(Records with drawing code)
================

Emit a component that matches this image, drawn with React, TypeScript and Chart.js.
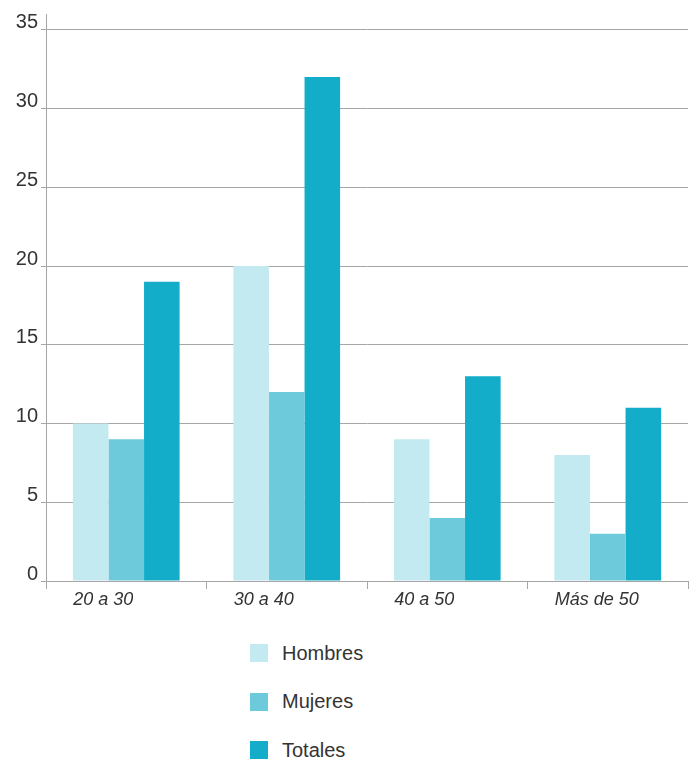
import React, { useEffect, useRef } from "react";
import { Chart, registerables } from "chart.js";

Chart.register(...registerables);

const categories = ["20 a 30", "30 a 40", "40 a 50", "Más de 50"];
const seriesNames = ["Hombres", "Mujeres", "Totales"];
const hombres = [10, 20, 9, 8];
const mujeres = [9, 12, 4, 3];
const totales = [19, 32, 13, 11];
const seriesColors = ["#c3eaf0", "#6ccadb", "#13adca"];
const yTicks = [0, 5, 10, 15, 20, 25, 30, 35];
const yAxisMax = 36;

const FONT = "'Liberation Sans', Arial, sans-serif";
const GRID = "#a6a6a6";
const TEXT = "#333333";

export default function App() {
  const ref = useRef<HTMLCanvasElement | null>(null);

  useEffect(() => {
    if (!ref.current) return;
    const values = [hombres, mujeres, totales];
    const chart = new Chart(ref.current, {
      type: "bar",
      data: {
        labels: categories,
        datasets: seriesNames.map((name, i) => ({
          label: name,
          data: values[i],
          backgroundColor: seriesColors[i],
          borderWidth: 0,
          categoryPercentage: 0.665,
          barPercentage: 1.0,
        })),
      },
      options: {
        animation: false,
        responsive: false,
        maintainAspectRatio: false,
        layout: { padding: { top: 6, right: 2, left: 0, bottom: 0 } },
        plugins: {
          legend: { display: false },
          tooltip: { enabled: false },
        },
        scales: {
          x: {
            grid: {
              display: true,
              drawOnChartArea: false,
              drawTicks: true,
              tickLength: 8,
              color: GRID,
              lineWidth: 1,
              offset: true,
            },
            border: { display: true, color: GRID, width: 1 },
            ticks: {
              align: "start",
              labelOffset: -53,
              padding: 0,
              color: TEXT,
              font: { family: FONT, size: 18, style: "italic" },
              maxRotation: 0,
              autoSkip: false,
            },
            afterFit: (scale: any) => {
              scale.height = 35;
              scale.paddingLeft = 0;
              scale.paddingRight = 0;
            },
          },
          y: {
            min: 0,
            max: yAxisMax,
            grid: {
              display: true,
              drawOnChartArea: true,
              drawTicks: true,
              tickLength: 5,
              color: GRID,
              lineWidth: 1,
            },
            border: { display: true, color: GRID, width: 1 },
            ticks: {
              padding: 3,
              labelOffset: -7,
              color: TEXT,
              font: { family: FONT, size: 20 },
            },
            afterBuildTicks: (scale: any) => {
              scale.ticks = yTicks.map((v) => ({ value: v }));
            },
            afterFit: (scale: any) => {
              scale.width = 38;
              scale.paddingTop = 0;
              scale.paddingBottom = 0;
            },
          },
        },
      },
    });
    return () => chart.destroy();
  }, []);

  return (
    <div style={{ width: 682, fontFamily: FONT }}>
      <canvas ref={ref} width={682} height={608} style={{ display: "block", width: 682, height: 608 }} />
      <div style={{ marginLeft: 242, paddingTop: 13 }}>
        {seriesNames.map((name, i) => (
          <div key={name} style={{ display: "flex", alignItems: "center", height: 48.5 }}>
            <span style={{ display: "inline-block", width: 18, height: 18, background: seriesColors[i], marginRight: 14 }} />
            <span style={{ fontSize: 20, color: TEXT }}>{name}</span>
          </div>
        ))}
      </div>
    </div>
  );
}
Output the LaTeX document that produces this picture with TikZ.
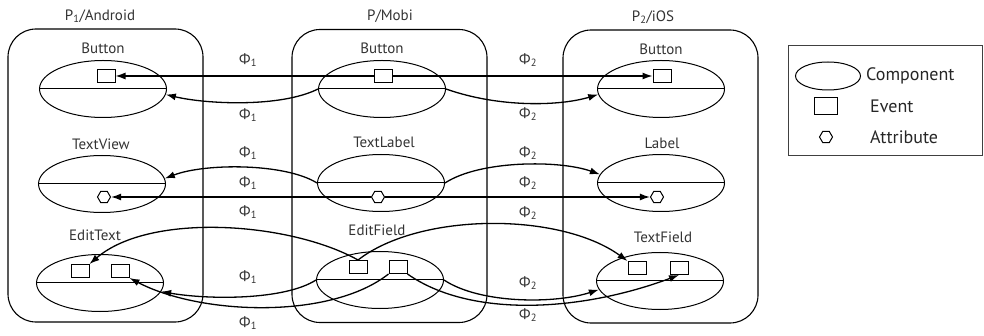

================

Make an exact copy of the lines from the top of the material through the line with "Chart.register(...registerables);", pictures excluded.

Output for this exercise
Emit a component that matches this image, drawn with React, TypeScript and Chart.js.
import React, { useEffect, useRef } from "react";
import { Chart, registerables } from "chart.js";

Chart.register(...registerables);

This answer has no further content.